I think you misunderstand. I'm saying that you should test that it doesn't match. If any string foo matches [^0-9], it contains invalid characters.
Stephen P almost 14 years

@Gilles: C printf("some plain string"); with no format specifiers works just fine, as does printf(varThatContainsFormat, var1, var2);, and I tried the shell printf "$somevar" and that's fine too; the problem shows up in the difference between printf "hello\n" and printf "%s" "hello\n" -- the 1st prints hello followed by a newline, the 2nd prints hello\n showing the backslash and not printing a newline. Your advice is definitely sound, thanks.

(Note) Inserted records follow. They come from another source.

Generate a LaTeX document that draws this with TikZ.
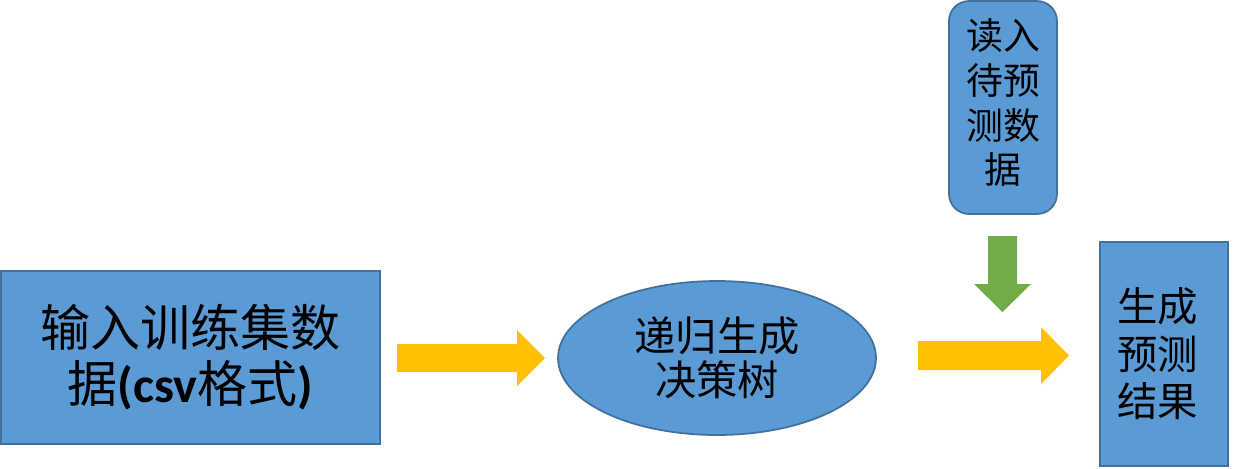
\documentclass[tikz,border=0pt]{standalone}
\usepackage{fontspec}
\usetikzlibrary{shapes.geometric}
\newfontfamily\cjk{Noto Sans CJK SC}
\newfontfamily\lat{Carlito}
\definecolor{boxblue}{HTML}{5B9BD5}
\definecolor{boxline}{HTML}{41719C}
\definecolor{arrowyellow}{HTML}{FFC000}
\definecolor{arrowgreen}{HTML}{70AD47}
\tikzset{
  blk/.style={draw=boxline, fill=boxblue, line width=1pt, inner sep=0pt, align=center, text=black},
  yarrow/.style={fill=arrowyellow, draw=none},
  garrow/.style={fill=arrowgreen, draw=none}
}
\begin{document}
\begin{tikzpicture}[x=0.02cm,y=-0.02cm]
\useasboundingbox (0,0) rectangle (1240,468);
\node[blk, rectangle, minimum width=7.58cm, minimum height=3.46cm,
  font=\cjk\fontsize{28.5}{32}\selectfont] (train) at (190.5,357.5)
  {输入训练集数\\据{\lat\bfseries (csv}格式{\lat\bfseries )}};
\node[blk, ellipse, minimum width=6.36cm, minimum height=3.08cm,
  font=\cjk\fontsize{23.5}{25}\selectfont] (tree) at (717,358)
  {递归生成\\决策树};
\node[blk, rectangle, rounded corners=0.4cm, minimum width=2.16cm, minimum height=4.26cm,
  font=\cjk\fontsize{21}{25.5}\selectfont] (read) at (1003,107.5)
  {\raisebox{-0.2cm}{}读入\\待预\\测数\\据\rule[-0.25cm]{0pt}{0pt}};
\node[blk, rectangle, minimum width=2.56cm, minimum height=4.48cm,
  font=\cjk\fontsize{23}{27}\selectfont, align=left] (result) at (1164,354)
  {\hspace*{-0.25cm}生成\\\hspace*{-0.25cm}预测\\\hspace*{-0.25cm}结果};
% block arrows
\fill[yarrow] (397,344) -- (517,344) -- (517,330) -- (545,358) -- (517,386) -- (517,372) -- (397,372) -- cycle;
\fill[yarrow] (918,341) -- (1041,341) -- (1041,327) -- (1069,355.5) -- (1041,384) -- (1041,370) -- (918,370) -- cycle;
\fill[garrow] (988,236) -- (1017,236) -- (1017,284) -- (1031,284) -- (1002.5,312) -- (974,284) -- (988,284) -- cycle;
\end{tikzpicture}
\end{document}
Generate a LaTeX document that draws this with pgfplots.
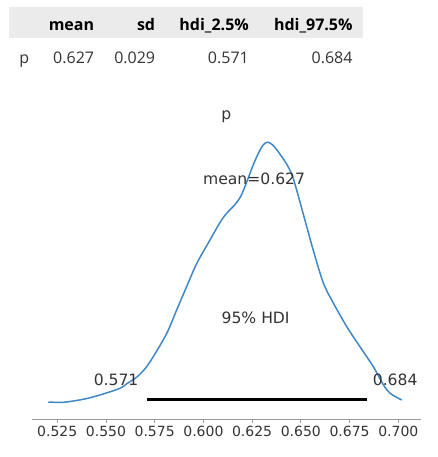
\documentclass[border=0pt]{standalone}
\usepackage{fontspec}
\usepackage{pgfplots}
\pgfplotsset{compat=1.18}
\setmainfont{DejaVu Sans}
\newfontfamily\tablefont{Open Sans}
\definecolor{kde}{HTML}{3F88C5}
\definecolor{txt}{HTML}{333333}
\definecolor{hdrbg}{HTML}{EBEBEB}
\definecolor{spine}{HTML}{9A9A9A}

\tikzset{lab/.style={text=txt, inner sep=0pt, font=\fontsize{15.6}{18}\selectfont}}

\begin{document}
\begin{tikzpicture}
  \useasboundingbox (0,0) rectangle (437pt,457pt);

  % summary table
  \fill[hdrbg] (9pt,418.7pt) rectangle (363pt,450.3pt);
  \begin{scope}[every node/.style={inner sep=0pt, font=\tablefont\fontsize{16}{19}\selectfont}]
    \node[anchor=base east] at (94.3pt,426pt) {\bfseries mean};
    \node[anchor=base east] at (155.3pt,426pt) {\bfseries sd};
    \node[anchor=base east] at (249pt,426pt) {\bfseries hdi\_2.5\%};
    \node[anchor=base east] at (352.7pt,426pt) {\bfseries hdi\_97.5\%};
    \node[anchor=base west, text=txt] at (19.3pt,393pt) {p};
    \node[anchor=base east, text=txt] at (94.3pt,393pt) {0.627};
    \node[anchor=base east, text=txt] at (155.3pt,393pt) {0.029};
    \node[anchor=base east, text=txt] at (249pt,393pt) {0.571};
    \node[anchor=base east, text=txt] at (352.7pt,393pt) {0.684};
  \end{scope}

  % panel title
  \node[lab] at (226.2pt,340.3pt) {p};

  \begin{axis}[
    at={(31.7pt,38pt)}, anchor=south west,
    scale only axis,
    width=389pt, height=284.6pt,
    xmin=0.5119, xmax=0.7115,
    ymin=-0.725, ymax=14.446,
    axis x line*=bottom,
    axis y line=none,
    axis line style={draw=spine, line width=0.9pt, -},
    xtick={0.525,0.55,0.575,0.6,0.625,0.65,0.675,0.7},
    tick align=outside,
    major tick length=4pt,
    xtick style={draw=spine, line width=0.9pt},
    xticklabel style={text=txt, font=\fontsize{14}{16}\selectfont},
    /pgf/number format/assume math mode=true,
    /pgf/number format/.cd, fixed, fixed zerofill, precision=3, /pgfplots/.cd,
    scaled x ticks=false,
    clip=false,
  ]
    % posterior density
    \addplot[kde, line width=1.5pt, smooth, tension=0.5] coordinates {
      (0.5204,0.181) (0.5281,0.165) (0.5383,0.325) (0.5469,0.554)
      (0.5572,0.912) (0.5606,1.15) (0.5657,1.50) (0.5700,1.95)
      (0.5743,2.60) (0.5812,3.84) (0.5863,5.09) (0.5914,6.33)
      (0.5966,7.57) (0.6034,8.82) (0.6085,9.75) (0.6120,10.25)
      (0.6160,10.68) (0.6192,11.15) (0.6222,11.90) (0.6255,12.80)
      (0.6285,13.50) (0.6308,13.90) (0.6330,14.03) (0.6356,13.88)
      (0.6382,13.55) (0.6428,12.85) (0.6461,12.10) (0.6513,10.18)
      (0.6564,8.26) (0.6616,6.51) (0.6667,5.45) (0.6736,4.19)
      (0.6804,3.12) (0.6872,2.06) (0.6924,1.09) (0.6958,0.645)
      (0.7018,0.288)
    };
    % 95% HDI bar
    \addplot[black, line width=3pt] coordinates {(0.571,0.289) (0.684,0.289)};

    \node[lab] at (axis cs:0.6260,12.07) {mean=0.627};
    \node[lab] at (axis cs:0.6268,4.675) {95\% HDI};
    \node[lab] at (axis cs:0.5552,1.354) {0.571};
    \node[lab] at (axis cs:0.6984,1.354) {0.684};
  \end{axis}
\end{tikzpicture}
\end{document}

Gilles 'SO- stop being evil' almost 14 years

@Stephen: The point is when your string comes in a variable and you can't know that it doesn't contain escape characters, printf "$word" (or its C equivalent) doesn't do what you want unless you did intend "$word" to be a printf format (with 0 arguments) rather than a string. It's a common mistake from C beginners.